>> Begin Record excerpts

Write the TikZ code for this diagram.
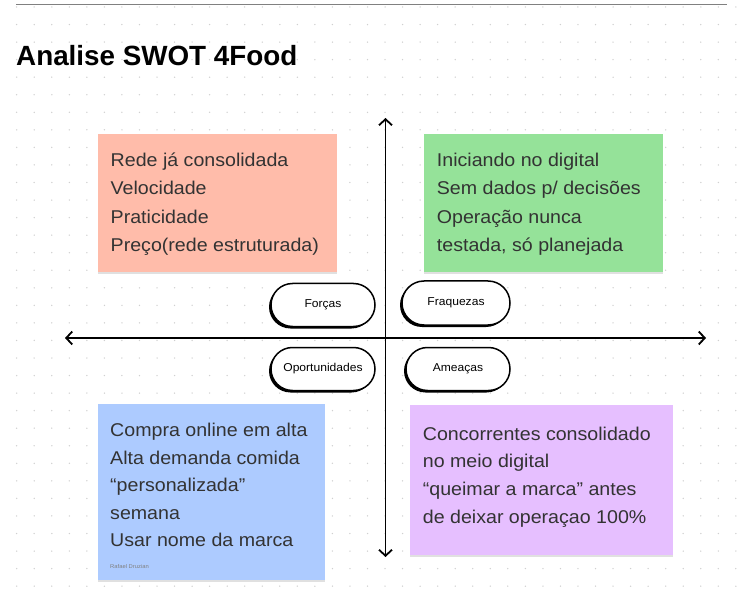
\documentclass[tikz,border=0pt]{standalone}
\usepackage{fontspec}
\setmainfont[FakeStretch=1.06]{Liberation Sans}
\newfontfamily\titlefont{Liberation Sans}
\usetikzlibrary{arrows.meta,shapes.misc,shadows}
\definecolor{salmon}{HTML}{FFBCAA}
\definecolor{mint}{HTML}{95E299}
\definecolor{sky}{HTML}{ADCBFF}
\definecolor{lilac}{HTML}{E6BFFF}
\definecolor{ink}{HTML}{333333}
\definecolor{dotc}{HTML}{D0D0D0}
\tikzset{
  note/.style={rectangle, inner sep=0, anchor=north west, draw=none,
    drop shadow={shadow xshift=0pt, shadow yshift=-1.5pt, fill=black, opacity=0.12}},
  notetext/.style={inner sep=0, anchor=base west, text=ink, font=\fontsize{18.5}{28.3}\selectfont},
  pill/.style={rounded rectangle, draw=black, line width=1.5pt, fill=white, inner sep=0,
    text height=8pt, text depth=2.5pt,
    font=\fontsize{11.4}{13}\selectfont, text=black,
    drop shadow={shadow xshift=-2pt, shadow yshift=-2pt, fill=black, opacity=1}},
  axis/.style={line width=1.8pt, black, {Straight Barb[length=6pt,width=13pt]}-{Straight Barb[length=6pt,width=13pt]}}
}
\begin{document}
\begin{tikzpicture}[x=1pt,y=-1pt]
\useasboundingbox[fill=white] (0,0) rectangle (750,596);
% dot grid
\foreach \i in {0,...,42} {
  \foreach \j in {0,...,33} {
    \fill[dotc] (16.7+17.54*\i, 7+17.55*\j) circle (0.75pt);
  }
}
% top rule
\coordinate (ruleL) at (16,4.5);
\coordinate (ruleR) at (727,4.5);
\draw[line width=1.2pt, gray] (ruleL) -- (ruleR);
% title
\node[inner sep=0, anchor=base west, font=\titlefont\bfseries\fontsize{27.8}{30}\selectfont] (title) at (16,66) {Analise SWOT 4Food};
% notes
\node[note, fill=salmon, minimum width=239.5pt, minimum height=138pt] (S) at (97.5,134) {};
\node[note, fill=mint, minimum width=239pt, minimum height=138pt] (W) at (424,134) {};
\node[note, fill=sky, minimum width=227.5pt, minimum height=176pt] (O) at (97.5,404) {};
\node[note, fill=lilac, minimum width=263pt, minimum height=150pt] (T) at (410,405) {};
% note texts
\node[notetext] (Stxt) at (110.5,166.7) {\begin{tabular}[t]{@{}l@{}}Rede já consolidada\\Velocidade\\Praticidade\\Preço(rede estruturada)\end{tabular}};
\node[notetext] (Wtxt) at (436.7,166.7) {\begin{tabular}[t]{@{}l@{}}Iniciando no digital\\Sem dados p/ decisões\\Operação nunca\\testada, só planejada\end{tabular}};
\node[notetext, font=\fontsize{18.5}{27.5}\selectfont] (Otxt) at (110,436.7) {\begin{tabular}[t]{@{}l@{}}Compra online em alta\\Alta demanda comida\\“personalizada”\\semana\\Usar nome da marca\end{tabular}};
\node[notetext, font=\fontsize{18.5}{27.8}\selectfont] (Ttxt) at (422.7,440) {\begin{tabular}[t]{@{}l@{}}Concorrentes consolidado\\no meio digital\\“queimar a marca” antes\\de deixar operaçao 100\%\end{tabular}};
\node[inner sep=0, anchor=base west, text=gray, font=\fontsize{5.5}{6}\selectfont] (author) at (110,568) {Rafael Druzian};
% axes
\coordinate (axL) at (65,338);
\coordinate (axR) at (706,338);
\coordinate (axT) at (385.5,118);
\coordinate (axB) at (385.5,557);
\draw[axis] (axL) -- (axR);
\draw[axis] (axT) -- (axB);
% pills
\node[pill, minimum width=104pt, minimum height=43pt] (forcas) at (323,305) {Forças};
\node[pill, minimum width=108pt, minimum height=44pt] (fraq) at (456,303) {Fraquezas};
\node[pill, minimum width=104pt, minimum height=43pt] (oport) at (323,369) {Oportunidades};
\node[pill, minimum width=104pt, minimum height=43pt] (ameacas) at (458,369) {Ameaças};
\end{tikzpicture}
\end{document}
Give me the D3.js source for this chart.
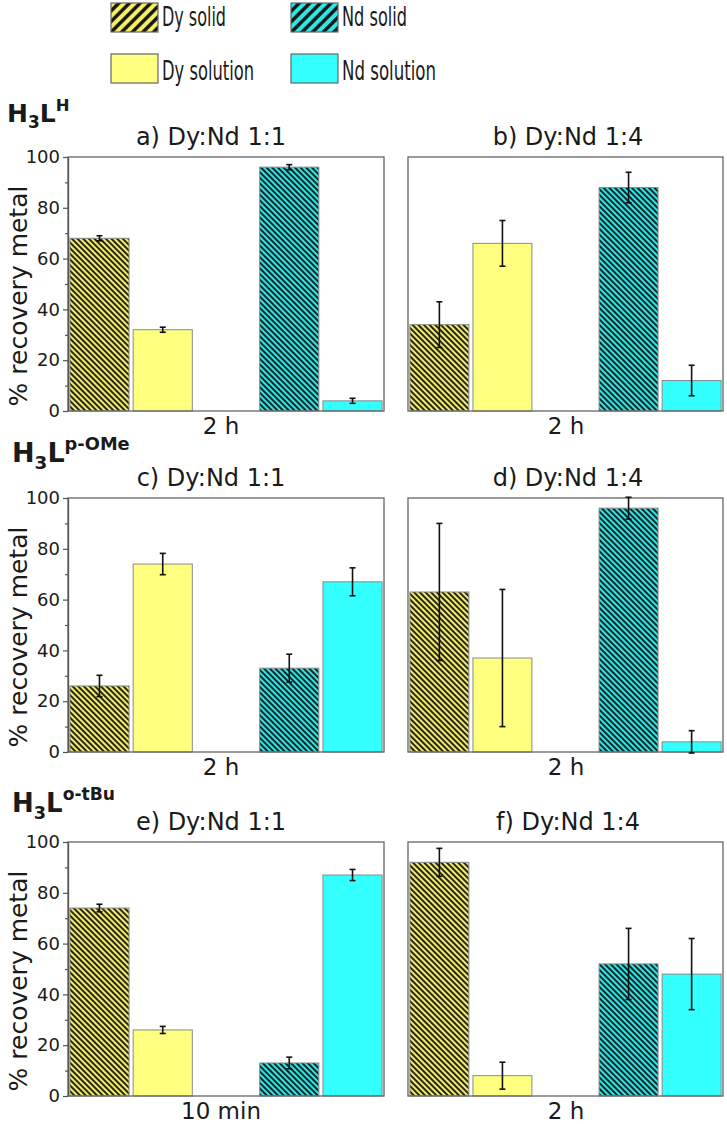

>> End Record excerpts

* **Set exercise**
Repeat the preceding records precisely, and leave every picture out of the copy.

* **Task response**
Write the TikZ code for this diagram.
\documentclass[tikz,border=0pt]{standalone}
\usepackage{fontspec}
\setmainfont[FakeStretch=1.06]{Liberation Sans}
\newfontfamily\titlefont{Liberation Sans}
\usetikzlibrary{arrows.meta,shapes.misc,shadows}
\definecolor{salmon}{HTML}{FFBCAA}
\definecolor{mint}{HTML}{95E299}
\definecolor{sky}{HTML}{ADCBFF}
\definecolor{lilac}{HTML}{E6BFFF}
\definecolor{ink}{HTML}{333333}
\definecolor{dotc}{HTML}{D0D0D0}
\tikzset{
  note/.style={rectangle, inner sep=0, anchor=north west, draw=none,
    drop shadow={shadow xshift=0pt, shadow yshift=-1.5pt, fill=black, opacity=0.12}},
  notetext/.style={inner sep=0, anchor=base west, text=ink, font=\fontsize{18.5}{28.3}\selectfont},
  pill/.style={rounded rectangle, draw=black, line width=1.5pt, fill=white, inner sep=0,
    text height=8pt, text depth=2.5pt,
    font=\fontsize{11.4}{13}\selectfont, text=black,
    drop shadow={shadow xshift=-2pt, shadow yshift=-2pt, fill=black, opacity=1}},
  axis/.style={line width=1.8pt, black, {Straight Barb[length=6pt,width=13pt]}-{Straight Barb[length=6pt,width=13pt]}}
}
\begin{document}
\begin{tikzpicture}[x=1pt,y=-1pt]
\useasboundingbox[fill=white] (0,0) rectangle (750,596);
% dot grid
\foreach \i in {0,...,42} {
  \foreach \j in {0,...,33} {
    \fill[dotc] (16.7+17.54*\i, 7+17.55*\j) circle (0.75pt);
  }
}
% top rule
\coordinate (ruleL) at (16,4.5);
\coordinate (ruleR) at (727,4.5);
\draw[line width=1.2pt, gray] (ruleL) -- (ruleR);
% title
\node[inner sep=0, anchor=base west, font=\titlefont\bfseries\fontsize{27.8}{30}\selectfont] (title) at (16,66) {Analise SWOT 4Food};
% notes
\node[note, fill=salmon, minimum width=239.5pt, minimum height=138pt] (S) at (97.5,134) {};
\node[note, fill=mint, minimum width=239pt, minimum height=138pt] (W) at (424,134) {};
\node[note, fill=sky, minimum width=227.5pt, minimum height=176pt] (O) at (97.5,404) {};
\node[note, fill=lilac, minimum width=263pt, minimum height=150pt] (T) at (410,405) {};
% note texts
\node[notetext] (Stxt) at (110.5,166.7) {\begin{tabular}[t]{@{}l@{}}Rede já consolidada\\Velocidade\\Praticidade\\Preço(rede estruturada)\end{tabular}};
\node[notetext] (Wtxt) at (436.7,166.7) {\begin{tabular}[t]{@{}l@{}}Iniciando no digital\\Sem dados p/ decisões\\Operação nunca\\testada, só planejada\end{tabular}};
\node[notetext, font=\fontsize{18.5}{27.5}\selectfont] (Otxt) at (110,436.7) {\begin{tabular}[t]{@{}l@{}}Compra online em alta\\Alta demanda comida\\“personalizada”\\semana\\Usar nome da marca\end{tabular}};
\node[notetext, font=\fontsize{18.5}{27.8}\selectfont] (Ttxt) at (422.7,440) {\begin{tabular}[t]{@{}l@{}}Concorrentes consolidado\\no meio digital\\“queimar a marca” antes\\de deixar operaçao 100\%\end{tabular}};
\node[inner sep=0, anchor=base west, text=gray, font=\fontsize{5.5}{6}\selectfont] (author) at (110,568) {Rafael Druzian};
% axes
\coordinate (axL) at (65,338);
\coordinate (axR) at (706,338);
\coordinate (axT) at (385.5,118);
\coordinate (axB) at (385.5,557);
\draw[axis] (axL) -- (axR);
\draw[axis] (axT) -- (axB);
% pills
\node[pill, minimum width=104pt, minimum height=43pt] (forcas) at (323,305) {Forças};
\node[pill, minimum width=108pt, minimum height=44pt] (fraq) at (456,303) {Fraquezas};
\node[pill, minimum width=104pt, minimum height=43pt] (oport) at (323,369) {Oportunidades};
\node[pill, minimum width=104pt, minimum height=43pt] (ameacas) at (458,369) {Ameaças};
\end{tikzpicture}
\end{document}
Give me the D3.js source for this chart.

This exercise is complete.